THE KIDNAPING CHARGE
Jones asserts that the trial court erred when it denied his motion for judgment of acquittal concerning the kidnaping charge. He argues that because the movement of Singh from one room to another was incidental to and inherent in the robbery, it was not a distinct crime. Given the facts of this case, we do not agree.
A de novo standard of review is used when reviewing the denial of a motion for judgment of acquittal. See Sutton v. State, 884 So.2d 332 (Fla. 5th DCA 2003). In moving for a judgment of acquittal a defendant admits both the facts stated in the evidence and every reasonable conclusion favorable to the state that the trier of fact might fairly infer from the evidence. Lynch v. State, 293 So.2d 44 (Fla.1974).

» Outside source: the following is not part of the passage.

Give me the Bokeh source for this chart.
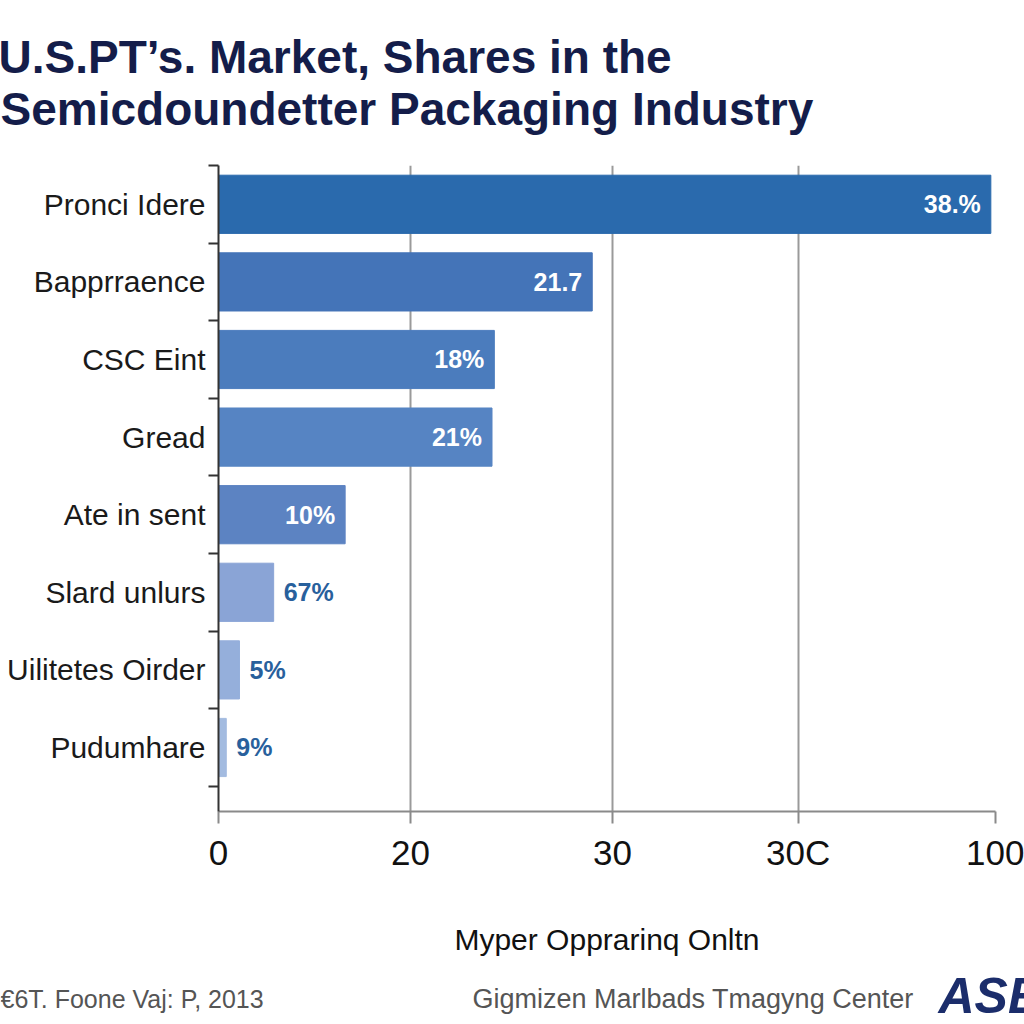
from bokeh.plotting import figure
from bokeh.models import ColumnDataSource, Range1d, FixedTicker, CDSView, IndexFilter
from bokeh.layouts import column
from bokeh.embed import file_html
from bokeh.resources import INLINE
from bokeh.core.properties import value

# ---------------- data ----------------
categories = ["Pronci Idere", "Bapprraence", "CSC Eint", "Gread",
              "Ate in sent", "Slard unlurs", "Uilitetes Oirder", "Pudumhare"]
shares = [99.4, 48.1, 35.5, 35.2, 16.3, 7.1, 2.7, 1.0]
bar_labels = ["38.%", "21.7", "18%", "21%", "10%", "67%", "5%", "9%"]
bar_colors = ["#2a6aad", "#4474b8", "#4b7cbd", "#5684c3", "#5c83c2",
              "#8aa4d6", "#95afdb", "#a3bbe0"]
tick_values = [0, 24.7, 50.7, 74.6, 100]
tick_labels = ["0", "20", "30", "30C", "100"]

title_lines = ["U.S.PT\u2019s. Market, Shares in the",
               "Semicdoundetter Packaging Industry"]
x_title = "Myper Opprarinq Onltn"
source_note = "\u20ac6T. Foone Vaj: P, 2013"
center_note = "Gigmizen Marlbads Tmagyng Center"
logo_text = "ASE"

W = 1024
HEAD_H, MAIN_H, FOOT_H = 155, 813, 56
FONT = "Liberation Sans"


def blank_fig(h):
    f = figure(width=W, height=h, output_backend="svg", toolbar_location=None,
               x_range=Range1d(0, W), y_range=Range1d(h, 0),
               x_axis_type=None, y_axis_type=None, frame_align=False,
               min_border=0, min_border_left=0, min_border_right=0,
               min_border_top=0, min_border_bottom=0)
    f.outline_line_color = None
    f.grid.grid_line_color = None
    f.background_fill_color = "white"
    f.border_fill_color = "white"
    return f


# ---------------- header (title) ----------------
head = blank_fig(HEAD_H)
head.text(x=[-2, 0], y=[56, 108], text=title_lines,
          text_font=value(FONT), text_font_style="bold", text_font_size="46px",
          text_color="#141d4a", text_baseline="alphabetic", text_align="left")

# ---------------- main chart ----------------
n = len(categories)
mid = [i + 0.5 for i in range(n)]
bounds = list(range(n + 1))

p = figure(width=W, height=MAIN_H, output_backend="svg", toolbar_location=None,
           x_range=Range1d(0, 100), y_range=Range1d(n + 0.325, 0),
           frame_align=False,
           min_border_left=218, min_border_right=29,
           min_border_top=10, min_border_bottom=157)
p.outline_line_color = None
p.background_fill_color = "white"
p.border_fill_color = "white"

src = ColumnDataSource(dict(cat=categories, y=mid, v=shares, lab=bar_labels,
                            color=bar_colors))

p.hbar(y="y", left=0, right="v", height=0.75, color="color", source=src)

inside = [i for i, v in enumerate(shares) if v > 10]
outside = [i for i, v in enumerate(shares) if v <= 10]

p.text(x="v", y="y", text="lab", source=src, view=CDSView(filter=IndexFilter(inside)),
       text_align="right", text_baseline="middle", x_offset=-10,
       text_color="white", text_font=value(FONT),
       text_font_style="bold", text_font_size="25px")
p.text(x="v", y="y", text="lab", source=src, view=CDSView(filter=IndexFilter(outside)),
       text_align="left", text_baseline="middle", x_offset=10,
       text_color="#28609c", text_font=value(FONT),
       text_font_style="bold", text_font_size="25px")

# x axis
xa = p.xaxis[0]
xa.ticker = FixedTicker(ticks=tick_values, minor_ticks=[])
xa.major_label_overrides = {t: l for t, l in zip(tick_values, tick_labels)}
xa.axis_line_color = "#8a8a8a"
xa.axis_line_width = 2
xa.major_tick_line_color = "#8a8a8a"
xa.major_tick_line_width = 2
xa.major_tick_out = 12
xa.major_tick_in = 0
xa.minor_tick_line_color = None
xa.major_label_text_font = FONT
xa.major_label_text_font_size = "35px"
xa.major_label_text_color = "#111111"
xa.major_label_standoff = 9
xa.axis_label = x_title
xa.axis_label_text_font = FONT
xa.axis_label_text_font_style = "normal"
xa.axis_label_text_font_size = "30px"
xa.axis_label_text_color = "#111111"
xa.axis_label_standoff = 48

# y axis: labels at category centres, boundary marks as minor ticks
ya = p.yaxis[0]
ya.ticker = FixedTicker(ticks=mid, minor_ticks=bounds)
ya.major_label_overrides = {m: c for m, c in zip(mid, categories)}
ya.major_label_text_font = FONT
ya.major_label_text_font_size = "30px"
ya.major_label_text_color = "#1a1a1a"
ya.major_label_standoff = 3
ya.axis_line_color = "#333333"
ya.axis_line_width = 2
ya.major_tick_line_color = None
ya.major_tick_out = 0
ya.major_tick_in = 0
ya.minor_tick_line_color = "#333333"
ya.minor_tick_line_width = 2
ya.minor_tick_out = 10
ya.minor_tick_in = 0

p.xgrid.ticker = FixedTicker(ticks=tick_values)
p.xgrid.grid_line_color = "#9a9a9a"
p.xgrid.grid_line_width = 2
p.ygrid.grid_line_color = None

# ---------------- footer ----------------
foot = blank_fig(FOOT_H)
foot.text(x=[0], y=[30], text=[source_note],
          text_font=value(FONT), text_font_size="25px", text_color="#555555",
          text_baseline="middle", text_align="left")
foot.text(x=[472], y=[30], text=[center_note],
          text_font=value(FONT), text_font_size="27px", text_color="#555555",
          text_baseline="middle", text_align="left")
foot.text(x=[938], y=[27], text=[logo_text], text_font=value(FONT),
          text_font_style="bold italic", text_font_size="50px",
          text_color="#1b2d6b", text_baseline="middle", text_align="left")

layout = column(head, p, foot, spacing=0)
open("out.html", "w").write(file_html(layout, INLINE))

Jones was charged with kidnaping pursuant to Section 787.01(l)(a)(2), Fla. Stat., which provides:
The term ‘kidnaping’ means forcibly, secretly, or by threat confining, abducting, or imprisoning another person against her or his will and without lawful authority, with intent to:
(2) commit or facilitate commission of any felony.
In Faison v. State, 426 So.2d 963 (Fla.1983), the supreme court established a three-prong test to determine whether confinement of a person to facilitate another crime constitutes this variety of kidnap-ing as it is defined by the statute. See also Walker v. State, 604 So.2d 475 (Fla.1992); Maxwell v. State, 803 So.2d 815 (Fla. 5th DCA 2001). First, the confinement of the victim must not be slight, inconsequential and merely incidental to the other crime. Second, the confinement must not be inherent in the nature of the other crime. Finally, the confinement must have some significance independent of the other crime in that it makes the other crime substantially easier to commit or it lessens the risk of detection. The confinement, thus, must be the kind that is not likely to naturally accompany the underlying felony. Berry v. State, 668 So.2d 967, (Fla.1996).
Here, viewing the evidence in the light most favorable to the State, the confinement was not slight, inconsequential or incidental to the other crimes. Jones initially moved Singh to the finance office without tying his hands or covering his face. Later, however, one of the accomplices tied Singh up and placed a white trash bag over his head. The confinement continued for ninety minutes until Singh finally escaped.
The binding of Singh also satisfies the second prong of Faison. See Berry, supra. The confinement was not of the sort inherent in the robbery because it was clearly unnecessary to bind and blindfold Singh in order to commit the robbery. That is to say, Jones would have been convicted of robbery even if he had not tied up Singh. Berry, 668 So.2d at 970.
Regarding the third prong, it is clear that tying Singh made the robbery substantially easier to commit and helped prevent the risk of detection. See Ferguson v. State, 533 So.2d 763, 764 (Fla.1988). Singh was bound for approximately ninety minutes of the two hours that the defen*751dants were in the church, and Jones frequently moved Singh from room to room.
Berry suggests that had the robbers confined the victims by simply holding them at gunpoint, or if the robbers had moved the victims to a different room, closed the door and ordered them not to come out, a kidnaping conviction could not stand. Berry, 668 So.2d at 969. Neither of these situations occurred in the present case. Because the State presented competent evidence from which a jury could conclude that Jones committed the crime of kidnaping, the trial court did not err when it denied Jones’ motion for judgment of acquittal. Sutton, 834 So.2d at 334.
AFFIRMED.
THOMPSON, C.J., and ORFINGER, J„ concur.